## SOURCE MATERIAL
[Begin]
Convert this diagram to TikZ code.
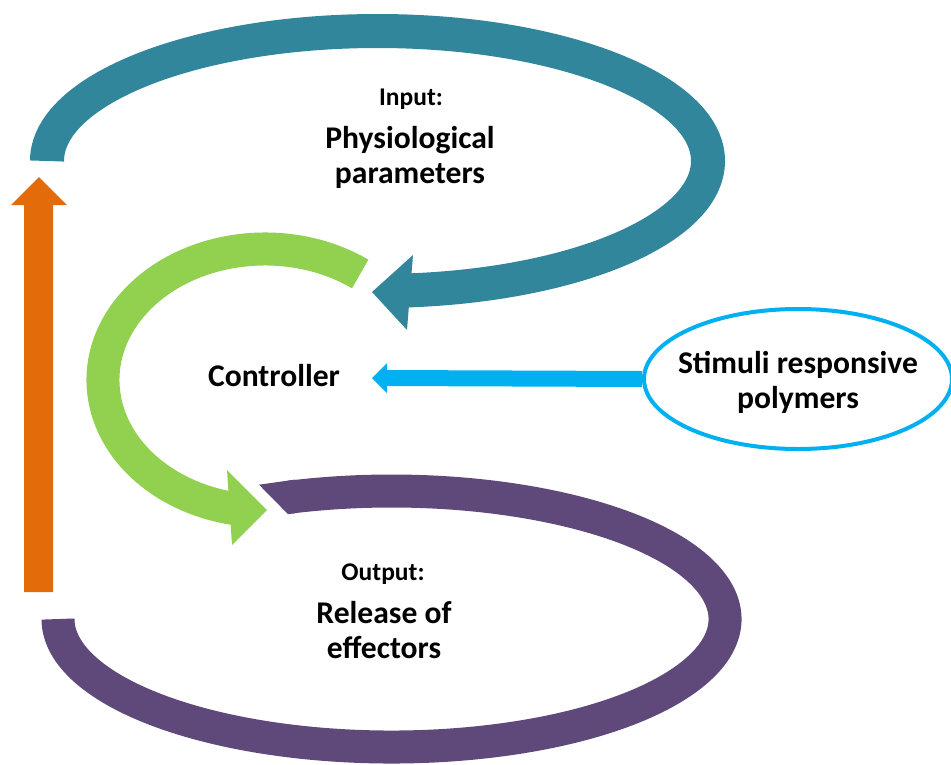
\documentclass[tikz,border=0pt]{standalone}
\usepackage{fontspec}
\setmainfont{Carlito}
\usetikzlibrary{shapes.geometric}
\definecolor{cteal}{RGB}{49,134,155}
\definecolor{cgreen}{RGB}{146,208,80}
\definecolor{cpurple}{RGB}{95,73,122}
\definecolor{corange}{RGB}{227,108,10}
\definecolor{ccyan}{RGB}{0,176,240}
\tikzset{
  band/.style={line width=34pt, line cap=butt},
  small/.style={font=\fontsize{25.5}{30}\selectfont\bfseries, inner sep=0pt},
  big/.style={font=\fontsize{31.6}{35}\selectfont\bfseries, align=center, inner sep=0pt},
}
\begin{document}
\begin{tikzpicture}[x=1pt,y=-1pt]
\useasboundingbox (0,0) rectangle (951,764);
% teal loop (input)
\draw[band, cteal] (47,161) arc[start angle=180, end angle=445.5, x radius=330.5, y radius=130];
\fill[cteal] (413,255) -- (372,292) -- (407,330) -- cycle;
% green loop (controller)
\draw[band, cgreen, line width=33pt] (360.2,274) arc[start angle=306, end angle=100, x radius=162, y radius=131];
\fill[cgreen] (227,470) -- (267,510) -- (232,545) -- cycle;
% purple loop (output)
\draw[band, cpurple, line width=33pt] (290.1,497.1) arc[start angle=252.3, end angle=540, x radius=333.5, y radius=128];
\fill[cpurple] (259,484.7) -- (295,479.6) -- (295,513.3) -- (288,514.1) -- cycle;
% orange arrow
\fill[corange] (24,592) -- (24,205) -- (11,205) -- (39,177) -- (67,205) -- (53,205) -- (53,592) -- cycle;
% stimuli ellipse and cyan arrow
\coordinate (ctail) at (386,378);
\node[ellipse, draw=ccyan, line width=4pt, fill=white, minimum width=308pt, minimum height=140pt, inner sep=0pt] (stim) at (798,379) {};
\node[big, anchor=base] (stimtext) at (798,408) {Stimuli responsive\\polymers};
\draw[ccyan, line width=16pt] (stim.west) -- (ctail);
\fill[ccyan] (387,363) -- (372,378) -- (387,393) -- cycle;
% labels
\node[small, anchor=base] (inp) at (411,105) {Input:};
\node[big, anchor=base] (phys) at (410,183) {Physiological\\parameters};
\node[big, anchor=base] (ctrl) at (274,386) {Controller};
\node[small, anchor=base] (outp) at (383,580) {Output:};
\node[big, anchor=base] (rel) at (384,658) {Release of\\effectors};
\end{tikzpicture}
\end{document}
[End]
## OBJECTIVE
Take the data above and repeat it exactly, leaving each picture out.

## RESULT OF THIS TASK
Convert this diagram to TikZ code.
\documentclass[tikz,border=0pt]{standalone}
\usepackage{fontspec}
\setmainfont{Carlito}
\usetikzlibrary{shapes.geometric}
\definecolor{cteal}{RGB}{49,134,155}
\definecolor{cgreen}{RGB}{146,208,80}
\definecolor{cpurple}{RGB}{95,73,122}
\definecolor{corange}{RGB}{227,108,10}
\definecolor{ccyan}{RGB}{0,176,240}
\tikzset{
  band/.style={line width=34pt, line cap=butt},
  small/.style={font=\fontsize{25.5}{30}\selectfont\bfseries, inner sep=0pt},
  big/.style={font=\fontsize{31.6}{35}\selectfont\bfseries, align=center, inner sep=0pt},
}
\begin{document}
\begin{tikzpicture}[x=1pt,y=-1pt]
\useasboundingbox (0,0) rectangle (951,764);
% teal loop (input)
\draw[band, cteal] (47,161) arc[start angle=180, end angle=445.5, x radius=330.5, y radius=130];
\fill[cteal] (413,255) -- (372,292) -- (407,330) -- cycle;
% green loop (controller)
\draw[band, cgreen, line width=33pt] (360.2,274) arc[start angle=306, end angle=100, x radius=162, y radius=131];
\fill[cgreen] (227,470) -- (267,510) -- (232,545) -- cycle;
% purple loop (output)
\draw[band, cpurple, line width=33pt] (290.1,497.1) arc[start angle=252.3, end angle=540, x radius=333.5, y radius=128];
\fill[cpurple] (259,484.7) -- (295,479.6) -- (295,513.3) -- (288,514.1) -- cycle;
% orange arrow
\fill[corange] (24,592) -- (24,205) -- (11,205) -- (39,177) -- (67,205) -- (53,205) -- (53,592) -- cycle;
% stimuli ellipse and cyan arrow
\coordinate (ctail) at (386,378);
\node[ellipse, draw=ccyan, line width=4pt, fill=white, minimum width=308pt, minimum height=140pt, inner sep=0pt] (stim) at (798,379) {};
\node[big, anchor=base] (stimtext) at (798,408) {Stimuli responsive\\polymers};
\draw[ccyan, line width=16pt] (stim.west) -- (ctail);
\fill[ccyan] (387,363) -- (372,378) -- (387,393) -- cycle;
% labels
\node[small, anchor=base] (inp) at (411,105) {Input:};
\node[big, anchor=base] (phys) at (410,183) {Physiological\\parameters};
\node[big, anchor=base] (ctrl) at (274,386) {Controller};
\node[small, anchor=base] (outp) at (383,580) {Output:};
\node[big, anchor=base] (rel) at (384,658) {Release of\\effectors};
\end{tikzpicture}
\end{document}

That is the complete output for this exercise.